Private tragedy and public issues - Kathy English Public Editor The Star
Facts: Teenager Aqsa Pervez was strangled to death. Her father Mohammed Pervez is charged with murder. This happened some days back here in TO suburbs and the news has been splashed all over the world as a conflict between cultures with clash of the civilisation undertones. Kathy English who is the public editor at the star writes on this. t
I wondered, had my teenaged conflict happened now, and had it somehow escalated to the point of such tragedy, would the media have reported it as a teen's rejection of Catholic faith, or would it be contained as an age-old story of conflict between controlling parents and a rebellious adolescent or covered primarily as an incident of domestic violence?
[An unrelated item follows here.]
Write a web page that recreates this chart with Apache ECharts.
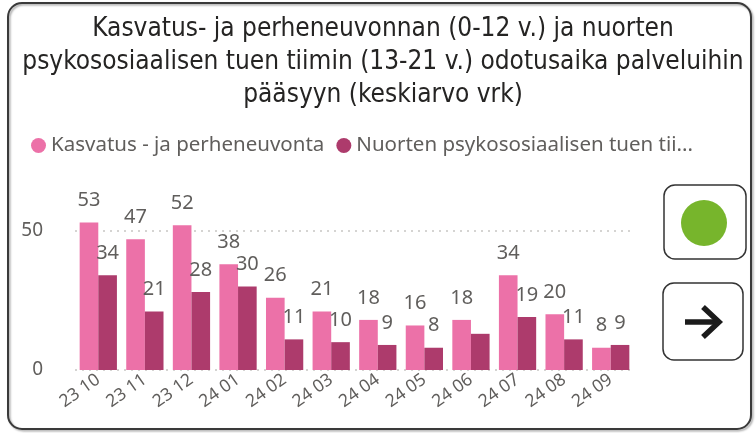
<!DOCTYPE html>
<html>
<head>
<meta charset="utf-8">
<script src="https://cdn.jsdelivr.net/npm/echarts@6/dist/echarts.min.js"></script>
<style>
  html, body { margin: 0; padding: 0; background: #fff; }
  #chart { width: 756px; height: 433px; }
</style>
</head>
<body>
<div id="chart"></div>
<script>
// month labels (vv kk)
const months = ["23 10", "23 11", "23 12", "24 01", "24 02", "24 03", "24 04", "24 05", "24 06", "24 07", "24 08", "24 09"];
// Kasvatus- ja perheneuvonta, keskiarvo vrk
const perheneuvonta = [53, 47, 52, 38, 26, 21, 18, 16, 18, 34, 20, 8];
// Nuorten psykososiaalisen tuen tiimi, keskiarvo vrk
const nuorten = [34, 21, 28, 30, 11, 10, 9, 8, 13, 19, 11, 9];
const yTicks = [0, 50];

const seriesNames = ["Kasvatus - ja perheneuvonta", "Nuorten psykososiaalisen tuen tiimi (13-21 v.)"];
const txt = "#605E5C";
const font = "Noto Sans";

// Power BI hides the label that collides with its neighbour (24 06)
const hiddenLabel = 8;

const chart = echarts.init(document.getElementById("chart"));

const labelStyle = {
  show: true,
  position: "top",
  distance: 12,
  color: txt,
  fontFamily: font,
  fontSize: 20
};

chart.setOption({
  animation: false,
  title: {
    text: "Kasvatus- ja perheneuvonnan (0-12 v.) ja nuorten\npsykososiaalisen tuen tiimin (13-21 v.) odotusaika palveluihin\npääsyyn (keskiarvo vrk)",
    left: 378,
    top: 8,
    textAlign: "center",
    textStyle: {
      fontFamily: "'DejaVu Sans Condensed', Roboto, sans-serif",
      fontWeight: "normal",
      fontSize: 26,
      lineHeight: 33,
      color: "#252423"
    }
  },
  legend: {
    left: 26,
    top: 130,
    icon: "circle",
    itemWidth: 15,
    itemHeight: 15,
    itemGap: 12,
    textStyle: {
      fontFamily: font,
      fontSize: 20.5,
      color: txt,
      width: 352,
      overflow: "truncate",
      ellipsis: "..."
    }
  },
  grid: {
    left: 75,
    right: 122,
    top: 203,
    bottom: 63
  },
  xAxis: {
    type: "category",
    data: months,
    axisLine: { show: false },
    axisTick: { show: false },
    axisLabel: {
      rotate: 35,
      margin: 8,
      color: txt,
      fontFamily: font,
      fontSize: 17.5
    }
  },
  yAxis: {
    type: "value",
    min: yTicks[0],
    max: 60,
    interval: yTicks[1] - yTicks[0],
    axisLabel: {
      showMaxLabel: false,
      margin: 32,
      color: txt,
      fontFamily: font,
      fontSize: 19
    },
    splitLine: {
      showMaxLine: false,
      lineStyle: { color: "#C8C6C4", type: [2, 5], width: 1.5 }
    }
  },
  series: [
    {
      name: seriesNames[0],
      type: "bar",
      data: perheneuvonta,
      barGap: "0%",
      barCategoryGap: "20%",
      itemStyle: { color: "#EC71A8" },
      label: labelStyle
    },
    {
      name: seriesNames[1],
      type: "bar",
      data: nuorten.map((v, i) => i === hiddenLabel ? { value: v, label: { show: false } } : v),
      itemStyle: { color: "#AD3B6C" },
      label: labelStyle
    }
  ],
  graphic: [
    {
      type: "rect",
      shape: { x: 8, y: 3, width: 743, height: 426, r: 14 },
      style: {
        fill: "none",
        stroke: "#3a3a3a",
        lineWidth: 2,
        shadowColor: "rgba(0,0,0,0.35)",
        shadowOffsetX: 1.5,
        shadowOffsetY: 1.5,
        shadowBlur: 2
      },
      silent: true
    },
    {
      type: "rect",
      shape: { x: 664, y: 185, width: 82, height: 74, r: 11 },
      style: { fill: "#fff", stroke: "#333", lineWidth: 1.5 }
    },
    {
      type: "circle",
      shape: { cx: 704, cy: 223, r: 23 },
      style: { fill: "#77B52C" }
    },
    {
      type: "rect",
      shape: { x: 663, y: 283, width: 80, height: 77, r: 11 },
      style: { fill: "#fff", stroke: "#333", lineWidth: 1.5 }
    },
    {
      type: "line",
      shape: { x1: 685, y1: 322, x2: 718, y2: 322 },
      style: { stroke: "#1b1b1b", lineWidth: 5.5 }
    },
    {
      type: "polyline",
      shape: { points: [[703, 307], [719, 322], [703, 337]] },
      style: { fill: "none", stroke: "#1b1b1b", lineWidth: 5.5, lineJoin: "miter" }
    }
  ]
});
</script>
</body>
</html>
It must be clearly understood that we don't know what went on in the Parvez home. We know that the family came to Canada from Pakistan and is Muslim and clearly there was conflict between Aqsa and her parents. Police have not confirmed the reports of Aqsa's friends that she rebelled against the hijab. But if that is found to be so, many readers question why this has been primarily portrayed as a broad conflict between Canadian culture and Islam rather than as an issue of domestic violence.
Indeed, from the outset, media reports in the Star and other newspapers and broadcasts, were quick to focus on Aqsa's friends' comments, which immediately framed the story as a cultural clash, in line with the "clash of civilizations" thesis – the idea that there is inherent conflict between Western values and Islamic faith.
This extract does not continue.